Told him that is flat-out not true.  If he wanted a career that required a degree, then there’s nothing wrong with college.  But college is not mandatory in any sense and not required for most careers…

Keyword, “careers.”

*cough* College and CAREERS Awareness class *cough*

school indoctrination

I asked him who the most successful person is that he personally knows.

“You, Dad.”

I asked him, more importantly, who could drop everything, step away from work, take them to school, run him and his brother and sister after to soccer, dance, and all the other things that day while mom was sick?

Who has that freedom of time and a happy family?

“You, Dad.”

And… I dropped out of college to pursue entrepreneurship.

If we keep score only by financial incentive and not actual happiness, a doctor can’t walk away from work and do that. Neither can a lawyer. All the highest paid, college degree-required careers that schools use for the highlight reel, little-to-no freedom.

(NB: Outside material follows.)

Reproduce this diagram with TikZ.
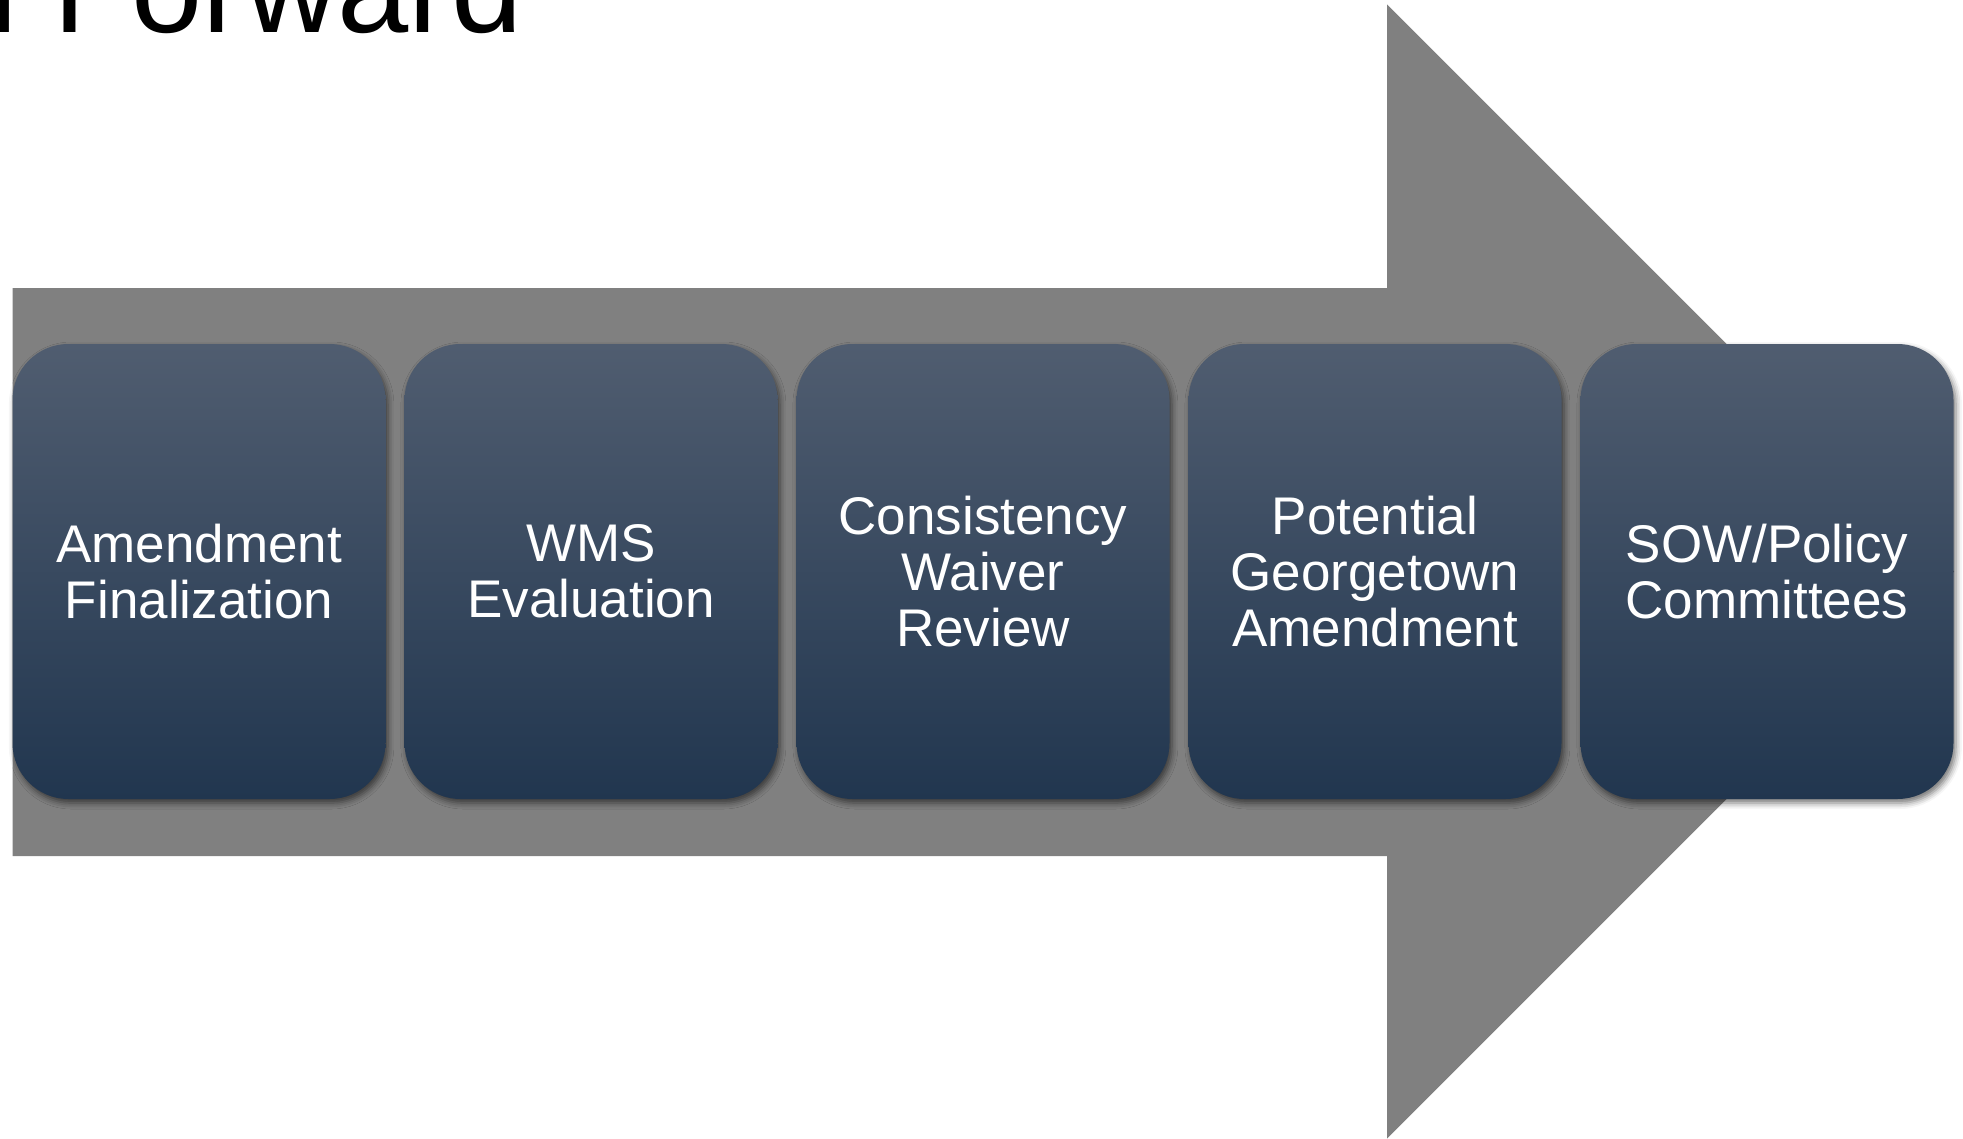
\documentclass[tikz,border=0pt]{standalone}
\usepackage{fontspec}
\setmainfont{Liberation Sans}
\usetikzlibrary{shadows.blur}
\definecolor{arrowgray}{HTML}{808080}
\definecolor{boxtop}{HTML}{505D70}
\definecolor{boxmid}{HTML}{2F4460}
\definecolor{boxbot}{HTML}{21364F}
\begin{document}
\begin{tikzpicture}[x=0.5pt,y=-0.5pt,
  stepbox/.style={rounded corners=28pt, minimum width=186.5pt, minimum height=227.5pt,
    top color=boxtop, middle color=boxmid, bottom color=boxbot, draw=none,
    text=white, align=center, font=\fontsize{26.5}{28}\selectfont, inner sep=0pt,
    blur shadow={shadow xshift=1.2pt, shadow yshift=-2pt, shadow blur radius=3pt, shadow opacity=55}},
  titletext/.style={anchor=base west, inner sep=0pt, font=\fontsize{64}{70}\selectfont, text=black}]
\useasboundingbox (0,0) rectangle (1963,1139);
\begin{scope}
\clip (0,0) rectangle (1963,1139);
\node[titletext] (title) at (-54,33) {n Forward};
\end{scope}
\fill[arrowgray] (12.5,288) -- (1387,288) -- (1387,4.5) -- (1954,571.5) -- (1387,1138.5) -- (1387,856) -- (12.5,856) -- cycle;
\node[stepbox] (b1) at (199,571.5) {Amendment\\Finalization};
\node[stepbox] (b2) at (591,571.5) {WMS\\Evaluation};
\node[stepbox] (b3) at (983,571.5) {Consistency\\Waiver\\Review};
\node[stepbox] (b4) at (1375,571.5) {Potential\\Georgetown\\Amendment};
\node[stepbox] (b5) at (1767,571.5) {SOW/Policy\\Committees};
\end{tikzpicture}
\end{document}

Respectfully, I make more than a doctor and a lawyer combined. Annnnd, I dropped out of college to pursue entrepreneurship.

More important than financial stability (unfortunately, the only incentive schools promote about college, while still ignorantly not discussing the cons)…

I have freedom of time.

I see my kids when they wake up, have breakfast with them, visit them regularly at their school for lunch, am at the door when they get home from school, and off at 5 pm on weekdays and entirely on weekends to be full-time dad the rest of the day, at every school event, sports game, and dance recital.

He’s talked about starting his own sticker business or t-shirt business. I asked who his boss would be if he was successful with his business.

”Me, Dad.”

Do you think your boss would care if you didn’t have a degree?”

”No.”

My kids also see the amazing people I surround myself with that do equally amazing things. And this indoctrination still got in their head enough for him to consider it as fact.

I have no problem with explaining college and sharing its potential advantages, if you also share the potential disadvantages.  My problem is the siloed, tunnel-visioned narrative that it is a zero-sum game, don’t think out of the box, don’t bet on yourself, and unless you are rank and file, you’ve already lost.

Give me creativity.

Give me happiness.

Give me individuality.

Give me options without guaranteed debt.

Give me options without shackles.

Give me options, period.

I realize I’m fortunate, my situation is not normal, and it might not possible for everyone.

But maybe part of the reason it’s not possible is because kids are taught only “normal,” and aren’t taught what IS possible.